Exercise details
Write out the listing below in full and exactly, leaving out every picture.

Data extract

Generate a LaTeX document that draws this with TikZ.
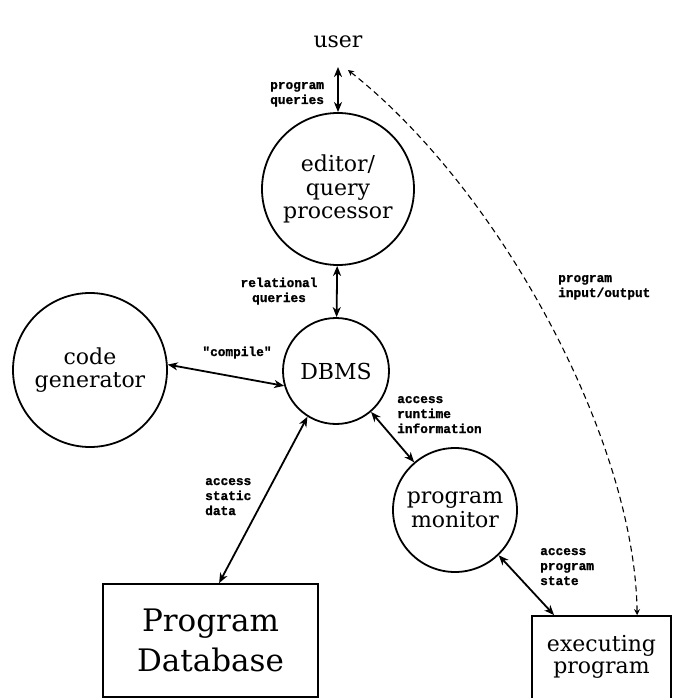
\documentclass[tikz,border=0pt]{standalone}
\usepackage{fontspec}
\setmainfont{DejaVu Serif}
\newfontfamily\lblfont[FakeBold=1.2]{Liberation Mono Bold}
\usetikzlibrary{arrows.meta}
\begin{document}
\begin{tikzpicture}[x=1pt,y=-1pt,
  proc/.style={circle, draw, line width=1.8pt, inner sep=0pt, align=center,
    font=\fontsize{22}{23.5}\selectfont},
  store/.style={rectangle, draw, line width=1.8pt, inner sep=0pt},
  bigtext/.style={inner sep=0pt, align=center},
  lbl/.style={inner sep=0pt, align=left, font=\lblfont\fontsize{12.8}{15}\selectfont},
  flow/.style={line width=1.8pt,
    {Stealth[length=10pt,width=8pt,inset=3pt]}-{Stealth[length=10pt,width=8pt,inset=3pt]}},
  io/.style={line width=1.1pt, dash pattern=on 6pt off 4pt,
    {Stealth[length=6pt,width=6pt,inset=2pt]}-{Stealth[length=6pt,width=6pt,inset=2pt]}}]
\useasboundingbox (0,0) rectangle (684,698);
\clip (0,0) rectangle (684,698);
% nodes
\node[inner sep=0pt, anchor=base, font=\fontsize{22}{23.5}\selectfont] (user) at (338,48) {user};
\node[proc, minimum size=152pt] (ed) at (338,189) {editor/\\query\\processor};
\node[proc, minimum size=106pt] (db) at (336,371) {DBMS};
\node[proc, minimum size=154pt] (cg) at (90,370) {code\\generator};
\node[proc, minimum size=124pt] (mon) at (455,510) {program\\monitor};
\node[store, minimum width=215pt, minimum height=113pt] (pdb) at (210.5,640.5) {};
\node[bigtext, font=\fontsize{31}{40}\selectfont] (pdbt) at (210.5,640) {Program\\Database};
\node[store, minimum width=139pt, minimum height=100pt] (ex) at (601.5,666) {};
\node[bigtext, font=\fontsize{22}{22}\selectfont] (ext) at (601.5,657) {executing\\program};
% labels (base anchor = last line's baseline)
\node[lbl, anchor=base west] (lpq) at (270,104) {program\\queries};
\node[lbl, anchor=base, align=center] (lrq) at (279,302) {relational\\queries};
\node[lbl, anchor=base] (lcomp) at (237,356) {"compile"};
\node[lbl, anchor=base west] (lrt) at (397,433) {access\\runtime\\information};
\node[lbl, anchor=base west] (lsd) at (205,515) {access\\static\\data};
\node[lbl, anchor=base west] (lps) at (540,585) {access\\program\\state};
\node[lbl, anchor=base west] (lio) at (558,297) {program\\input/output};
% connectors
\draw[flow] ([yshift=-19pt]user.base) -- (ed.north);
\draw[flow] (ed) -- (db);
\draw[flow] (cg.4) -- (db.196);
\draw[flow] (db) -- (mon);
\draw[flow] (db.238) -- ([xshift=117pt]pdb.north west);
\draw[flow] (mon.-46) -- ([xshift=23pt]ex.north west);
\draw[io] ([xshift=10pt,yshift=-22pt]user.base) .. controls (500,190) and (635,440) .. ([xshift=106pt]ex.north west);
\end{tikzpicture}
\end{document}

Written response
Generate a LaTeX document that draws this with TikZ.
\documentclass[tikz,border=0pt]{standalone}
\usepackage{fontspec}
\setmainfont{DejaVu Serif}
\newfontfamily\lblfont[FakeBold=1.2]{Liberation Mono Bold}
\usetikzlibrary{arrows.meta}
\begin{document}
\begin{tikzpicture}[x=1pt,y=-1pt,
  proc/.style={circle, draw, line width=1.8pt, inner sep=0pt, align=center,
    font=\fontsize{22}{23.5}\selectfont},
  store/.style={rectangle, draw, line width=1.8pt, inner sep=0pt},
  bigtext/.style={inner sep=0pt, align=center},
  lbl/.style={inner sep=0pt, align=left, font=\lblfont\fontsize{12.8}{15}\selectfont},
  flow/.style={line width=1.8pt,
    {Stealth[length=10pt,width=8pt,inset=3pt]}-{Stealth[length=10pt,width=8pt,inset=3pt]}},
  io/.style={line width=1.1pt, dash pattern=on 6pt off 4pt,
    {Stealth[length=6pt,width=6pt,inset=2pt]}-{Stealth[length=6pt,width=6pt,inset=2pt]}}]
\useasboundingbox (0,0) rectangle (684,698);
\clip (0,0) rectangle (684,698);
% nodes
\node[inner sep=0pt, anchor=base, font=\fontsize{22}{23.5}\selectfont] (user) at (338,48) {user};
\node[proc, minimum size=152pt] (ed) at (338,189) {editor/\\query\\processor};
\node[proc, minimum size=106pt] (db) at (336,371) {DBMS};
\node[proc, minimum size=154pt] (cg) at (90,370) {code\\generator};
\node[proc, minimum size=124pt] (mon) at (455,510) {program\\monitor};
\node[store, minimum width=215pt, minimum height=113pt] (pdb) at (210.5,640.5) {};
\node[bigtext, font=\fontsize{31}{40}\selectfont] (pdbt) at (210.5,640) {Program\\Database};
\node[store, minimum width=139pt, minimum height=100pt] (ex) at (601.5,666) {};
\node[bigtext, font=\fontsize{22}{22}\selectfont] (ext) at (601.5,657) {executing\\program};
% labels (base anchor = last line's baseline)
\node[lbl, anchor=base west] (lpq) at (270,104) {program\\queries};
\node[lbl, anchor=base, align=center] (lrq) at (279,302) {relational\\queries};
\node[lbl, anchor=base] (lcomp) at (237,356) {"compile"};
\node[lbl, anchor=base west] (lrt) at (397,433) {access\\runtime\\information};
\node[lbl, anchor=base west] (lsd) at (205,515) {access\\static\\data};
\node[lbl, anchor=base west] (lps) at (540,585) {access\\program\\state};
\node[lbl, anchor=base west] (lio) at (558,297) {program\\input/output};
% connectors
\draw[flow] ([yshift=-19pt]user.base) -- (ed.north);
\draw[flow] (ed) -- (db);
\draw[flow] (cg.4) -- (db.196);
\draw[flow] (db) -- (mon);
\draw[flow] (db.238) -- ([xshift=117pt]pdb.north west);
\draw[flow] (mon.-46) -- ([xshift=23pt]ex.north west);
\draw[io] ([xshift=10pt,yshift=-22pt]user.base) .. controls (500,190) and (635,440) .. ([xshift=106pt]ex.north west);
\end{tikzpicture}
\end{document}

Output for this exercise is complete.